Remise du prix de la délégation à Shoukria Haidar

Chère Madame,

C'est avec un grand intérêt, mais aussi beaucoup d'émotion, que nous avions entendu votre témoignage lors de la table ronde du 25 novembre 2021 consacrée à la situation des femmes et des filles en Afghanistan, en même temps que notre précédente lauréate.

Vous êtes vous-même Afghane, vous êtes née à Kaboul, y avez grandi et étudié. Vous avez malheureusement dû quitter votre pays en 1980, après l'invasion soviétique, et avez obtenu l'asile politique en France. En 1995, vous êtes retournée à Kaboul pour une très brève période, avec le désir de participer à la reconstruction de l'Afghanistan. Mais quelques mois plus tard, les milices des talibans prenaient le contrôle du pays.
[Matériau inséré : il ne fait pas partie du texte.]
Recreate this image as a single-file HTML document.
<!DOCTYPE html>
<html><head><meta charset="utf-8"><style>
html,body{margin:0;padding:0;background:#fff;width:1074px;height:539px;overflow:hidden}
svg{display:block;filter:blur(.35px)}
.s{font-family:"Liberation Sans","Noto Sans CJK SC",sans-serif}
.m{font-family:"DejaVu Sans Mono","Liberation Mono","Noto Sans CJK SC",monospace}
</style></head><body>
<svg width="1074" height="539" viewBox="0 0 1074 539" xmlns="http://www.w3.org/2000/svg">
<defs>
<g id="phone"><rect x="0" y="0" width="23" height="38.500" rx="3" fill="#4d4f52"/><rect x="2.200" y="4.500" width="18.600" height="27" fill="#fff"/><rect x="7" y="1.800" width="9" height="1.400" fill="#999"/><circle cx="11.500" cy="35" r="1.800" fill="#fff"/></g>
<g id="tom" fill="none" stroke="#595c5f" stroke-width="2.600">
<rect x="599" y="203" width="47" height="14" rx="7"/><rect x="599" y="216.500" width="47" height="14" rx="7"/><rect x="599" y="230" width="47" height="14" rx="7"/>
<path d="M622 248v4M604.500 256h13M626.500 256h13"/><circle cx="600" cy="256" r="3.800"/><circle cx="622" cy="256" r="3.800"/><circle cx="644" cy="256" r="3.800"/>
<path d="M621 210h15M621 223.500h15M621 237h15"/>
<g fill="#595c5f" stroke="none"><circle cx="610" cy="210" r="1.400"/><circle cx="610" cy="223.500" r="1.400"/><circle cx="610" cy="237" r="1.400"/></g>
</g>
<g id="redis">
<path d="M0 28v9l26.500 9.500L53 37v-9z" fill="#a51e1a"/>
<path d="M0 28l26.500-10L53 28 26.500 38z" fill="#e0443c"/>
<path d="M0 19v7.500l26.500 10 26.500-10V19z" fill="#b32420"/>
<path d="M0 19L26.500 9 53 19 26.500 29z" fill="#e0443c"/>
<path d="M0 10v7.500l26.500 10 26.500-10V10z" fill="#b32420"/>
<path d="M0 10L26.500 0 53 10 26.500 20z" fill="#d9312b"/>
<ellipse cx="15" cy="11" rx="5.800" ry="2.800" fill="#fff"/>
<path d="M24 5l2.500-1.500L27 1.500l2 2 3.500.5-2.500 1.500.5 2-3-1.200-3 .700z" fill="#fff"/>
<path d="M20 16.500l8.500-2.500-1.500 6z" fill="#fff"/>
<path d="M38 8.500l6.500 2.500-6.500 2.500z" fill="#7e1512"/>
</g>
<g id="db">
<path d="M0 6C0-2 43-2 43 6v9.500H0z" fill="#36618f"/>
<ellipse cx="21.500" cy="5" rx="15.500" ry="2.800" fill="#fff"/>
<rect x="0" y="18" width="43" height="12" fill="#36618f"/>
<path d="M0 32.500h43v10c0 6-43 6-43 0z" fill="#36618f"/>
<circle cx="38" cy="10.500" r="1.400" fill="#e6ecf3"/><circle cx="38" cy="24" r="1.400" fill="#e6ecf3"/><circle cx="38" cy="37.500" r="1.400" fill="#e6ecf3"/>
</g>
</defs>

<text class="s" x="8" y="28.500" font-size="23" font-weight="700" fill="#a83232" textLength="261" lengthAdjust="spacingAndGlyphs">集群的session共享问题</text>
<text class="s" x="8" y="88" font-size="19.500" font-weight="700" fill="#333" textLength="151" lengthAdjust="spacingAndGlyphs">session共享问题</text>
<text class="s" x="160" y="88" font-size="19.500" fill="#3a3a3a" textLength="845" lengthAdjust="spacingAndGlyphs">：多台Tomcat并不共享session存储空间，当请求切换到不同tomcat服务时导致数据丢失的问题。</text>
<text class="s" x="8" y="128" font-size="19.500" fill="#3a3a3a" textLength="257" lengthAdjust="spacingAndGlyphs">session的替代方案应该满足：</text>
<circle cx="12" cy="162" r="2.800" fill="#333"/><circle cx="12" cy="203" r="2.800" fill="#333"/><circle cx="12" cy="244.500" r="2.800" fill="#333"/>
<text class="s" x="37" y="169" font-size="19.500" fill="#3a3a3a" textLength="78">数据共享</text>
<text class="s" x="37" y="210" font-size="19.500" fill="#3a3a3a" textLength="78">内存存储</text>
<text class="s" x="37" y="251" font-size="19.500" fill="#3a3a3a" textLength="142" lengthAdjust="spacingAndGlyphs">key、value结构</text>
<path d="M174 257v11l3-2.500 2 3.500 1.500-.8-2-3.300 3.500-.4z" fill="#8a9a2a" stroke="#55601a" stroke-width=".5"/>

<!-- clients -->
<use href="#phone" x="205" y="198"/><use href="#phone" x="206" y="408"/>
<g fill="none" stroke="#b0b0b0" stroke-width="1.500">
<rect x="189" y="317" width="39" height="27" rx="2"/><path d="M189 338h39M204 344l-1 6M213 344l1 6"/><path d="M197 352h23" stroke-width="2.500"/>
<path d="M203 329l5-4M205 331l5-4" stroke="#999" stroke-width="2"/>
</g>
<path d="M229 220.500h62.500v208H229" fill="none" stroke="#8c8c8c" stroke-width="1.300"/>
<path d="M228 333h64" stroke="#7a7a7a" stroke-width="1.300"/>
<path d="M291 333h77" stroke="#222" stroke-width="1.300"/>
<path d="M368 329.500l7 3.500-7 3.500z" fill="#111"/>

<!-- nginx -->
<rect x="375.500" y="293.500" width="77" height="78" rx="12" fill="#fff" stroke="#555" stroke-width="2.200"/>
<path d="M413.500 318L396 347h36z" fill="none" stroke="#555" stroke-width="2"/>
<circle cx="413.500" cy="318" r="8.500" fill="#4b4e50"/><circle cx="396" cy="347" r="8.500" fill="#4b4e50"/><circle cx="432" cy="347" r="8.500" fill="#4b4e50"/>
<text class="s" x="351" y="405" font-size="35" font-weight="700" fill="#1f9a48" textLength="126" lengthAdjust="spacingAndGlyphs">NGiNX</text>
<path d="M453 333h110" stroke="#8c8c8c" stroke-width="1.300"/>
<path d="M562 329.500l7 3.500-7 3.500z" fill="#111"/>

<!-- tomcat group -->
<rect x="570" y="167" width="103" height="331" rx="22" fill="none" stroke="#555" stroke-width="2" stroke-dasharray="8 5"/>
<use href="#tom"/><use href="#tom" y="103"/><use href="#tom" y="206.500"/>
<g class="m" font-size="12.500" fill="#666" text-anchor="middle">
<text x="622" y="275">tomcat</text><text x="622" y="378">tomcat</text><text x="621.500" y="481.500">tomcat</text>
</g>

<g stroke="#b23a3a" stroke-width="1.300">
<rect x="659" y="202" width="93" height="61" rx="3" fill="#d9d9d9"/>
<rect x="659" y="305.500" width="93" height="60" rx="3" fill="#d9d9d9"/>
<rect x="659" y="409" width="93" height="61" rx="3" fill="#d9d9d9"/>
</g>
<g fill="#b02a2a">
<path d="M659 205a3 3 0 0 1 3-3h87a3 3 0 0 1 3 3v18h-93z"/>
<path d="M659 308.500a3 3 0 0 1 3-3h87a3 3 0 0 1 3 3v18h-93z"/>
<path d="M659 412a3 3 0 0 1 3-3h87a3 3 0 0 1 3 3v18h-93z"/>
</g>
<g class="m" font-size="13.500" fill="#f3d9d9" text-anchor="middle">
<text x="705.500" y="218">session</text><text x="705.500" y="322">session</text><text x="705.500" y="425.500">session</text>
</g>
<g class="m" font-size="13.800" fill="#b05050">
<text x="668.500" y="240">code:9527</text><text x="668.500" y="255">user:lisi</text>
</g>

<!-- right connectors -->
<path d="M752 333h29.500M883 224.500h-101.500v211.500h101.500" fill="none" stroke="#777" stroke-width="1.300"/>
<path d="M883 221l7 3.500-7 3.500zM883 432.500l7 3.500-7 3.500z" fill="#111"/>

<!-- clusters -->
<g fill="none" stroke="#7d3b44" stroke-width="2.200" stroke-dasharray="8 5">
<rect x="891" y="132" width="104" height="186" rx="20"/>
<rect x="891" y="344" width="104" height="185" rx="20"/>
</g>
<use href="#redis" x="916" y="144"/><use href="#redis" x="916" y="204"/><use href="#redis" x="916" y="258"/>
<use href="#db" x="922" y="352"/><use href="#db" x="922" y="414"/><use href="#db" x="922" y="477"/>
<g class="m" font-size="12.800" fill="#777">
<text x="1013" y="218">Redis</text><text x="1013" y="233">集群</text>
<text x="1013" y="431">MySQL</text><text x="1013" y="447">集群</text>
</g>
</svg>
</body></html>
En octobre 1996, juste après la prise de Kaboul par les talibans, vous décidez, avec des femmes afghanes établies en France et des femmes françaises, de créer une association en réponse aux messages de détresse envoyés par des femmes d'Afghanistan : l'association Negar-Soutien aux femmes d'Afghanistan.

Avec celle-ci, vous informez et mobilisez l'opinion publique et les décideurs politiques, vous faites connaître les agissements des talibans et faites entendre la voix des femmes afghanes.
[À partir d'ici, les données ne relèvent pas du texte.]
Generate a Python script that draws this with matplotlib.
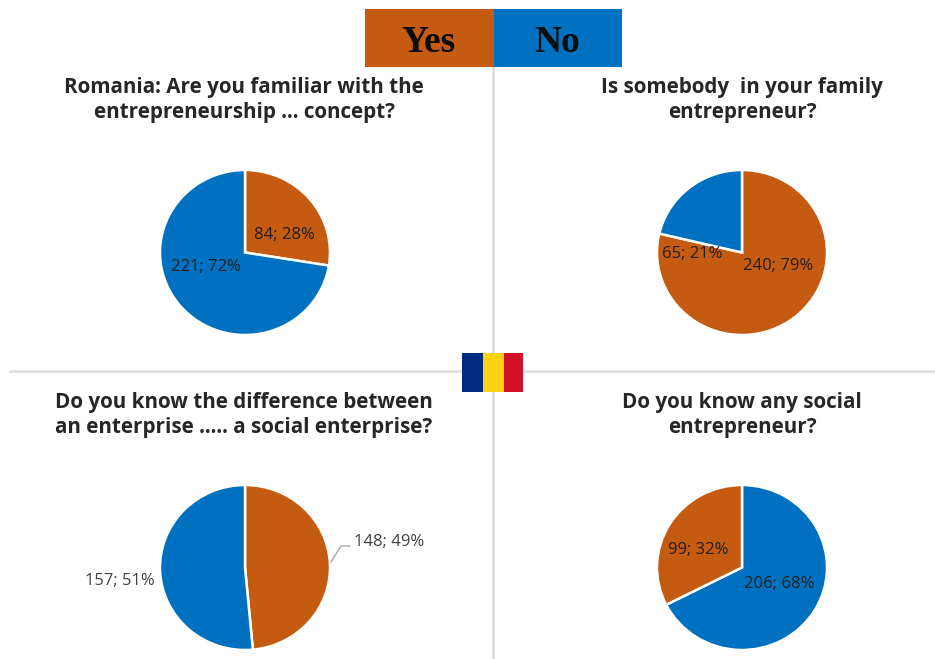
import matplotlib
matplotlib.use("Agg")
import matplotlib.pyplot as plt
from matplotlib.patches import Rectangle

W, H = 935, 659
YES = "#C55A11"
NO = "#0070C0"

titles = ["Romania: Are you familiar with the\nentrepreneurship ... concept?",
          "Is somebody  in your family\nentrepreneur?",
          "Do you know the difference between\nan enterprise ..... a social enterprise?",
          "Do you know any social\nentrepreneur?"]
yes_values = [84, 240, 148, 99]
no_values = [221, 65, 157, 206]
yes_labels = ["84; 28%", "240; 79%", "148; 49%", "99; 32%"]
no_labels = ["221; 72%", "65; 21%", "157; 51%", "206; 68%"]
legend_labels = ["Yes", "No"]
flag_colors = ["#002B7F", "#FCD116", "#CE1126"]
yes_first = [True, True, True, False]

title_pos = [(244, 100), (742, 100), (244, 415), (742, 415)]
centers = [(245, 252.5), (742, 252.5), (245, 567.5), (742, 567.5)]
yes_label_pos = [(284, 235), (778, 266), (389, 542), (698, 550)]
no_label_pos = [(206, 267), (692, 254), (120, 581), (779, 584)]
RX, RY = 85, 82.5

fig = plt.figure(figsize=(W / 100, H / 100), dpi=100, facecolor="white")
bg = fig.add_axes([0, 0, 1, 1])
bg.set_xlim(0, W); bg.set_ylim(H, 0); bg.axis("off")

bg.plot([493, 493], [68, 659], color="#E0E0E0", lw=2, zorder=1)
bg.plot([10, 935], [371, 371], color="#E0E0E0", lw=2, zorder=1)

bg.add_patch(Rectangle((365, 9), 129, 58, color=YES, lw=0, zorder=2))
bg.add_patch(Rectangle((494, 9), 128, 58, color=NO, lw=0, zorder=2))
for x, s in zip((428.5, 557), legend_labels):
    bg.text(x, 42, s, ha="center", va="center", fontsize=27, fontweight="bold",
            family="Liberation Serif", color="#0d0d0d", zorder=3)

flag_x = [462, 483, 503.5]
flag_w = [21, 20.5, 19.5]
for x0, w, c in zip(flag_x, flag_w, flag_colors):
    bg.add_patch(Rectangle((x0, 353), w, 39, color=c, lw=0, zorder=2))

for t, (x, y) in zip(titles, title_pos):
    bg.text(x, y, t, ha="center", va="center", fontsize=14.9, fontweight="bold",
            family="Open Sans", color="#262626", linespacing=1.25)

for i in range(4):
    cx, cy = centers[i]
    ax = fig.add_axes([(cx - RX) / W, 1 - (cy + RY) / H, 2 * RX / W, 2 * RY / H])
    if yes_first[i]:
        vals, cols = [yes_values[i], no_values[i]], [YES, NO]
    else:
        vals, cols = [no_values[i], yes_values[i]], [NO, YES]
    ax.pie(vals, colors=cols, startangle=90, counterclock=False,
           radius=1, wedgeprops=dict(edgecolor="white", linewidth=1.8))
    ax.set_aspect("auto")
    ax.set_xlim(-1, 1); ax.set_ylim(-1, 1)
    ax.patch.set_alpha(0)

top = fig.add_axes([0, 0, 1, 1], zorder=10)
top.set_xlim(0, W); top.set_ylim(H, 0); top.axis("off")
top.plot([331, 341, 350], [562, 546, 546], color="#A6A6A6", lw=1)

for i in range(4):
    for s, (x, y) in ((yes_labels[i], yes_label_pos[i]), (no_labels[i], no_label_pos[i])):
        outside = i == 2
        top.text(x, y, s, ha="center", va="center", fontsize=12, family="Open Sans",
                 color="#404040" if outside else "#1f1f1f")

fig.savefig("out.png", dpi=100)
Dès la chute du régime taliban en décembre 2001, l'association Negar s'installe officiellement à Kaboul et organise des conférences mixtes pour débattre des problèmes et attentes des femmes afghanes.
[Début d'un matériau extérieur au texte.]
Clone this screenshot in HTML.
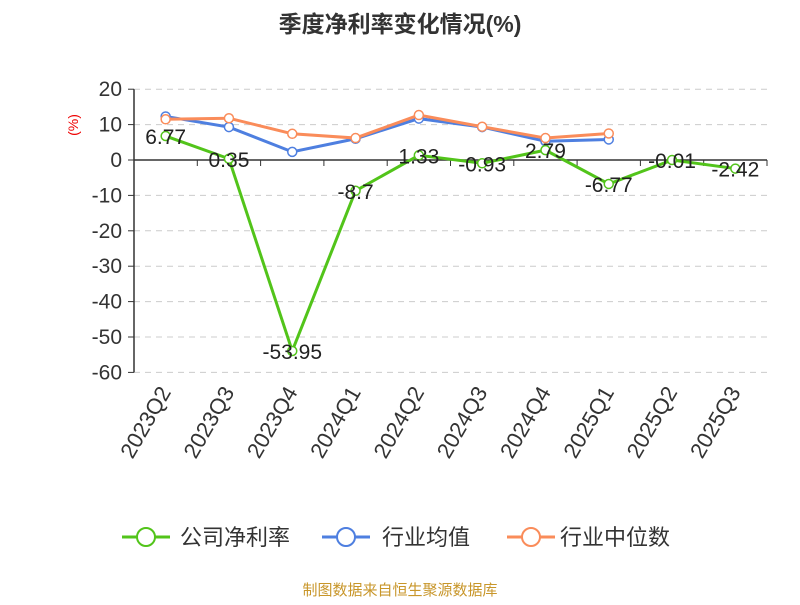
<!DOCTYPE html>
<html><head><meta charset="utf-8"><style>
body{margin:0;background:#fff;font-family:"Liberation Sans","Noto Sans CJK SC",sans-serif}
</style></head><body>
<svg id="c" width="800" height="600" xmlns="http://www.w3.org/2000/svg">
<text x="400" y="32" text-anchor="middle" font-size="23" font-weight="bold" fill="#333">季度净利率变化情况(%)</text>
<text x="78" y="125" font-size="14" fill="#e00" transform="rotate(-90 78 125)" text-anchor="middle">(%)</text>
<g id="grid"></g><g id="series"></g>
<g font-size="22" fill="#333">
<g><line x1="122" y1="537" x2="170" y2="537" stroke="#52c41a" stroke-width="3"/><circle cx="146" cy="537" r="9" fill="#fff" stroke="#52c41a" stroke-width="2"/><text x="180" y="545">公司净利率</text></g>
<g><line x1="322" y1="537" x2="370" y2="537" stroke="#4e7fe0" stroke-width="3"/><circle cx="346" cy="537" r="9" fill="#fff" stroke="#4e7fe0" stroke-width="2"/><text x="382" y="545">行业均值</text></g>
<g><line x1="507" y1="537" x2="555" y2="537" stroke="#fa8c5a" stroke-width="3"/><circle cx="531" cy="537" r="9" fill="#fff" stroke="#fa8c5a" stroke-width="2"/><text x="560" y="545">行业中位数</text></g>
</g>
<text x="400" y="595" text-anchor="middle" font-size="15" fill="#c8962a">制图数据来自恒生聚源数据库</text>
</svg>
<script>
const categories=["2023Q2","2023Q3","2023Q4","2024Q1","2024Q2","2024Q3","2024Q4","2025Q1","2025Q2","2025Q3"];
const company=[6.77,0.35,-53.95,-8.7,1.33,-0.93,2.79,-6.77,-0.01,-2.42];
const industryAvg=[12.3,9.3,2.3,6.0,11.7,9.3,5.3,5.8];
const industryMedian=[11.5,11.8,7.4,6.2,12.7,9.4,6.2,7.5];
const yTicks=[20,10,0,-10,-20,-30,-40,-50,-60];
const NS="http://www.w3.org/2000/svg";
const x0=134,x1=767,bw=(x1-x0)/categories.length;
const X=i=>x0+bw*(i+0.5);
const Y=v=>160-v*3.54;
function mk(p,t,a){const e=document.createElementNS(NS,t);for(const k in a)e.setAttribute(k,a[k]);p.appendChild(e);return e;}
const g=document.getElementById('grid'),s=document.getElementById('series');
yTicks.forEach(v=>{
 if(v!==0){const l=mk(g,'line',{x1:x0,x2:x1,y1:Y(v),y2:Y(v),stroke:'#ccc','stroke-dasharray':'6,5'});
 
 }
 const t=mk(g,'text',{x:x0-12,y:Y(v)+7,'text-anchor':'end','font-size':21,fill:'#333'});t.textContent=v;
 
 
 mk(g,'line',{x1:x0-6,x2:x0,y1:Y(v),y2:Y(v),stroke:'#333'});
});
mk(g,'line',{x1:x0,x2:x0,y1:Y(20),y2:Y(-60),stroke:'#333','stroke-width':1.5});
const za=mk(g,'line',{x1:x0,x2:x1,y1:Y(0),y2:Y(0),stroke:'#333','stroke-width':1.5});


categories.forEach((c,i)=>{
 mk(g,'line',{x1:x0+bw*(i+1),x2:x0+bw*(i+1),y1:Y(0),y2:Y(0)+6,stroke:'#333'});
 const tx=X(i)+6,ty=392;
 const t=mk(g,'text',{x:tx,y:ty,'text-anchor':'end','font-size':22,fill:'#333',transform:`rotate(-60 ${tx} ${ty})`});t.textContent=c;
 
 
});
function line(data,col,name,labels){
 const p=mk(s,'polyline',{points:data.map((v,i)=>X(i)+','+Y(v)).join(' '),fill:'none',stroke:col,'stroke-width':3});
 
 
 data.forEach((v,i)=>{
  const c=mk(s,'circle',{cx:X(i),cy:Y(v),r:4.5,fill:'#fff',stroke:col,'stroke-width':1.5});
  
  
  if(labels){const t=mk(s,'text',{x:X(i),y:Y(v)+8,'text-anchor':'middle','font-size':21,fill:'#222'});t.textContent=v;
   
   }
 });
}
line(industryAvg,'#4e7fe0','industry-avg',false);
line(industryMedian,'#fa8c5a','industry-median',false);
line(company,'#52c41a','company',true);
</script>
</body></html>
Depuis vingt-cinq ans - vous faites preuve de beaucoup de persévérance -, vous oeuvrez en faveur des droits des filles et des femmes afghanes, notamment à travers des actions pour l'éducation. Nous pouvons ainsi citer le financement du transport de jeunes filles vers leurs établissements scolaires, l'organisation de cours de rattrapage, le soutien aux enseignantes et bibliothécaires, la réparation et l'entretien de bâtiments scolaires, et beaucoup d'autres actions encore.

Depuis la chute de Kaboul en août 2021 et le retour au pouvoir des talibans, vous interpellez la communauté internationale sur la situation des femmes afghanes. Vous militez pour que ce régime ne soit pas reconnu. Comme vous le dites si bien, « dire oui à la reconnaissance des talibans, c'est dire non à la reconnaissance des droits des femmes, à la démocratie, à la liberté, aux droits de l'homme ».

Lors de notre table ronde du 25 novembre 2021, vous aviez notamment eu cette phrase forte et je pense importante à entendre pour tous ceux qui seraient tentés par un relativisme culturel : « Ce que font les talibans ne relève pas de la culture ou de la tradition de l'Afghanistan, de la religion ou de la culture ancestrale. » Il ne faut évidemment pas imaginer cela. C'est aussi un message d'espoir pour l'Afghanistan, qui ne saurait être assimilé au régime des talibans. Les femmes afghanes ont connu des périodes d'émancipation avec des droits à l'éducation et au travail. Le combat doit continuer afin que cette émancipation soit de nouveau possible.

C'est le sens de votre engagement au long cours avec l'association Negar-Soutien aux femmes d'Afghanistan.

Pour cette raison, je suis très heureuse de mettre à l'honneur cet engagement en vous remettant cette médaille, au nom de la délégation tout entière.